Rosa Feola gibt die Lucia mit ausgefeilter Technik und bewältigt die Partie mühelos. Mehr leider nicht, denn es fehlt jede Leidenschaft und ihr Rollenportrait gerät arg steril. Die Tenöre, Fabián Lara als Sir Edgardo di Ravenswood und Hyunjai Marco Lee als Lord Arturo Bucklaw lassen erahnen, wie Belcanto klingen könnte, sind aber auf Grund des Dirigats über weite Strecken des Abends zum Forcieren gezwungen. Ernesto Petti als Lord Enrico Ashton gelingt es, auf Grund guter Technik und körperlicher Konstitution, als einzigem die „Seele des Belcanto“ zu erreichen und seine Stimme hervorragend zu präsentieren. Man hofft auf ein Wiederhören in den grossen Partien Giuseppe Verdis. Der Raimondo Bidebent von Tassos Apostolou bleibt blass. Die Regie schränkt die Möglichkeit die Rolle zu gestalten massiv ein. Klettert er auf den Tisch und versucht Frieden zu stiften, wirkt dies nur lächerlich. Ena Pongrac gibt die Alisa, Karl-Heinz Brandt den Normanno.

Die Inszenierung dient leider weder dem Werk noch der Sache der Frau.
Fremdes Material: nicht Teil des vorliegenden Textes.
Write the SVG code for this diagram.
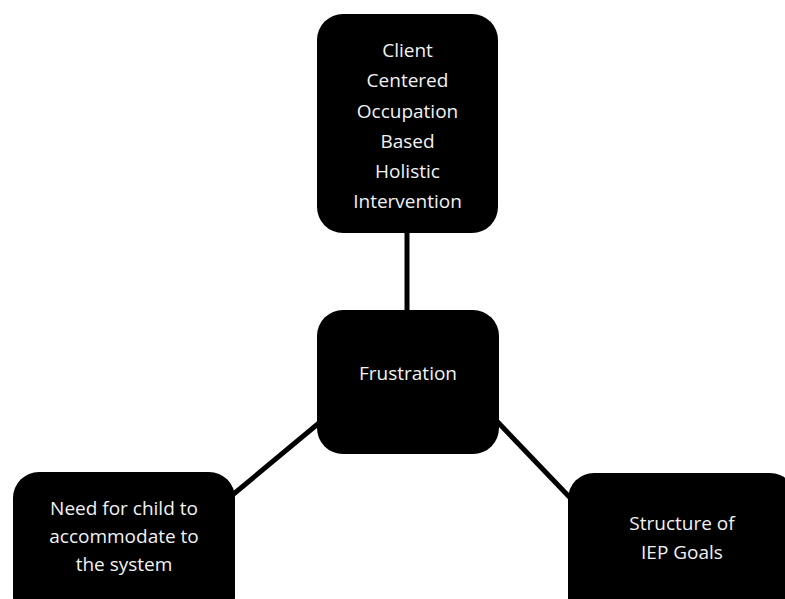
<svg xmlns="http://www.w3.org/2000/svg" width="785" height="599" viewBox="0 0 785 599">
<style>
.node{fill:#000}
.lbl{fill:#f2f2f2;font-family:"Open Sans","Liberation Sans",sans-serif;font-size:19px;text-anchor:middle}
.conn{stroke:#000;stroke-width:5;fill:none}
</style>
<rect width="785" height="599" fill="#fff"/>
<g id="connectors">
<line class="conn" x1="407" y1="225" x2="407" y2="318"/>
<line class="conn" x1="230" y1="497" x2="325" y2="418"/>
<line class="conn" x1="490" y1="414" x2="578" y2="506"/>
</g>
<g id="node-intervention">
<rect class="node" x="317" y="14" width="181" height="219" rx="26"/>
<text class="lbl" x="407.5" y="57">Client</text>
<text class="lbl" x="407.5" y="87">Centered</text>
<text class="lbl" x="407.5" y="118">Occupation</text>
<text class="lbl" x="407.5" y="148">Based</text>
<text class="lbl" x="407.5" y="178">Holistic</text>
<text class="lbl" x="407.5" y="208">Intervention</text>
</g>
<g id="node-frustration">
<rect class="node" x="317" y="310" width="182" height="144" rx="26"/>
<text class="lbl" x="408" y="380">Frustration</text>
</g>
<g id="node-need">
<rect class="node" x="13" y="472" width="222" height="150" rx="26"/>
<text class="lbl" x="124" y="515">Need for child to</text>
<text class="lbl" x="124" y="543">accommodate to</text>
<text class="lbl" x="124" y="571">the system</text>
</g>
<g id="node-structure">
<rect class="node" x="568" y="473" width="228" height="150" rx="26"/>
<text class="lbl" x="682" y="530">Structure of</text>
<text class="lbl" x="682" y="559">IEP Goals</text>
</g>
</svg>
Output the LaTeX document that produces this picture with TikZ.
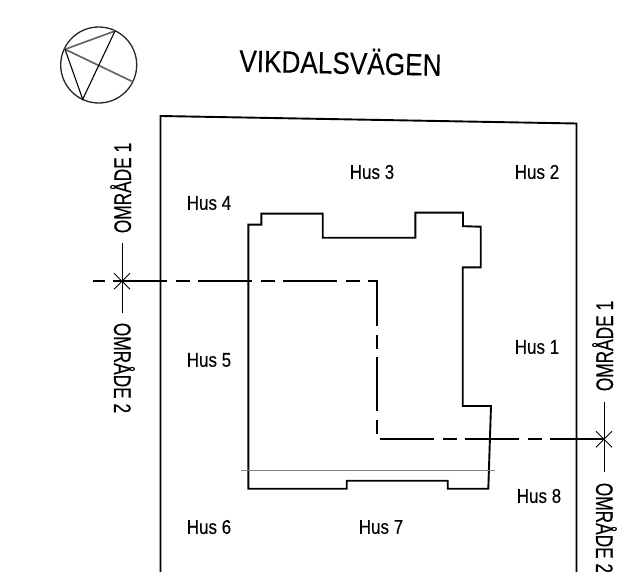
\documentclass[tikz,border=0pt]{standalone}
\usepackage{fontspec}
\setmainfont[FakeStretch=0.85,FakeBold=0.2]{Liberation Sans}
\newfontfamily\areafont[FakeStretch=0.72,FakeBold=0.2]{Liberation Sans}
\tikzset{
  wall/.style={line width=1.9pt,line join=miter,black},
  thinline/.style={line width=0.9pt,black},
  guide/.style={line width=0.9pt,black!50},
  house/.style={font=\fontsize{20}{22}\selectfont,inner sep=0pt,text=black},
  area/.style={font=\areafont\fontsize{24}{26}\selectfont,inner sep=0pt,text=black},
  street/.style={font=\fontsize{30.8}{32}\selectfont,inner sep=0pt,text=black},
  section/.style={line width=1.9pt,black,dash pattern=on 54pt off 8.5pt on 14.5pt off 8pt},
}
\begin{document}
\begin{tikzpicture}[x=1pt,y=-1pt]
\useasboundingbox (0,0) rectangle (637,572);
\clip (0,0) rectangle (637,572);
% compass
\coordinate (cc) at (98.7,65);
\coordinate (ca) at (65,49.3);
\coordinate (cb) at (115,31);
\coordinate (cd) at (82.7,99.3);
\coordinate (ce) at (132.7,81.7);
\draw[thinline,line width=1.3pt,black!85] (cc) circle[radius=38];
\draw[guide,line width=1.7pt,black!60] (ca) -- (cb);
\draw[guide,line width=1.7pt,black!60] (ca) -- (ce);
\draw[thinline,line width=1.1pt] (cb) -- (cd) -- (ca);
% street
\node[street,rotate=-1.2] (street) at (340.5,61) {VIKDALSVÄGEN};
% plot
\draw[wall] (160.5,580) -- (160.5,116) -- (576.5,123.5) -- (576.5,580);
% building
\draw[wall] (248.3,224.7) -- (261.3,224.7) -- (261.3,213.7) -- (322.7,213.7) -- (322.7,237.7)
  -- (415.3,237.7) -- (415.3,212.7) -- (463,212.7) -- (463,226.2) -- (480.7,226.7)
  -- (480.7,267.3) -- (462.7,267.3) -- (462.7,406) -- (491,406) -- (488.3,488.7)
  -- (447.7,488.7) -- (447.7,480.7) -- (346.7,480.7) -- (346.7,488.7) -- (248.3,488.7) -- cycle;
\draw[guide] (240.7,470) -- (495,470);
% section line
\coordinate (s1) at (93.3,281.3);
\coordinate (s2) at (377.3,281.3);
\coordinate (s3) at (377.3,439.3);
\coordinate (s4) at (604,439.3);
\draw[section,dash phase=54pt+8.5pt+2.8pt] (s1) -- (s2) -- (s3) -- (s4);
% cross marks
\coordinate (xl) at (122,281.3);
\coordinate (xr) at (604,439.3);
\draw[thinline] (122,243) -- (122,313);
\draw[thinline] ([shift={(-8,-8)}]xl) -- ([shift={(8,8)}]xl);
\draw[thinline] ([shift={(-8,8)}]xl) -- ([shift={(8,-8)}]xl);
\draw[thinline] (604,401.7) -- (604,471.7);
\draw[thinline] ([shift={(-8,-8)}]xr) -- ([shift={(8,8)}]xr);
\draw[thinline] ([shift={(-8,8)}]xr) -- ([shift={(8,-8)}]xr);
% labels
\node[house] (h1) at (537,347) {Hus 1};
\node[house] (h2) at (537,172) {Hus 2};
\node[house] (h3) at (372,172) {Hus 3};
\node[house] (h4) at (209,203) {Hus 4};
\node[house] (h5) at (209,360) {Hus 5};
\node[house] (h6) at (209,527) {Hus 6};
\node[house] (h7) at (381,527) {Hus 7};
\node[house] (h8) at (539,496) {Hus 8};
\node[area,rotate=90,anchor=base] (a1) at (131,188) {OMRÅDE 1};
\node[area,rotate=-90,anchor=base] (a2) at (114,368) {OMRÅDE 2};
\node[area,rotate=90,anchor=base] (a3) at (613,346) {OMRÅDE 1};
\node[area,rotate=-90,anchor=base] (a4) at (596,528) {OMRÅDE 2};
\end{tikzpicture}
\end{document}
Der szenische Aktionismus, die Lichtgestaltung mit dem Flackern und den Schattenbildern (Bertrand Killy) und der Tänzerin und den Tänzern (Jonas Furrer, Giuliano Guerrini, Lukas Hofmann, Mirjam Karvat und Ivan Yaher) versperren den Zugang zur Seele des Belcanto, der Präsentation der Stimme, und damit auch zu den Seelen der Protagonisten und dem dramatischen Ausdruck.

Das Konzept der Inszenierung von Olivier Py zeigt Lucia klar als Opfer der Strukturen in Form von männlicher Gewalt. Illustriert wird dies anhand der „Hysterieforschungseskapaden“ (so das Programmheft) des 19. Jahrhunderts. Männer machen die „in Unwissen gehaltenen Frauen“ zu Opfern, die Hysterie dient als „Mülleimer“ männlicher Medizin (soll der zum Arzt „umfunktionierte Priester Raimondo auch noch zur, was ja Mode wäre, Kirchenkritik dienen?). Bleibt das Problem, dass sich die Hysterie, so wie sie hier verwendet wird, nicht sinnvoll mit der Oper verknüpfen lässt.

Der Sache der Frau wäre gedient, wenn Lucia nicht als passives Opfer sondern als aktive Persönlichkeit gezeigt würde, für die der Wahnsinn der Weg ist, die männliche Gewalt zu bewältigen.

Weitere Aufführungen: So 09. Dezember 2018, 18h30–21h30; Sa 15. Dezember 2018, 19h30–22h30; Sa 29. Dezember 2018, 19h30–22h30; Mi 02. Januar 2019, 19h30–22h30; So 13. Januar 2019, 18h30–21h30; Sa 19. Januar 2019, 19h30–22h30; So 27. Januar 2019, 18h30–21h30; Sa 02. Februar 2019, 19h30–22h30.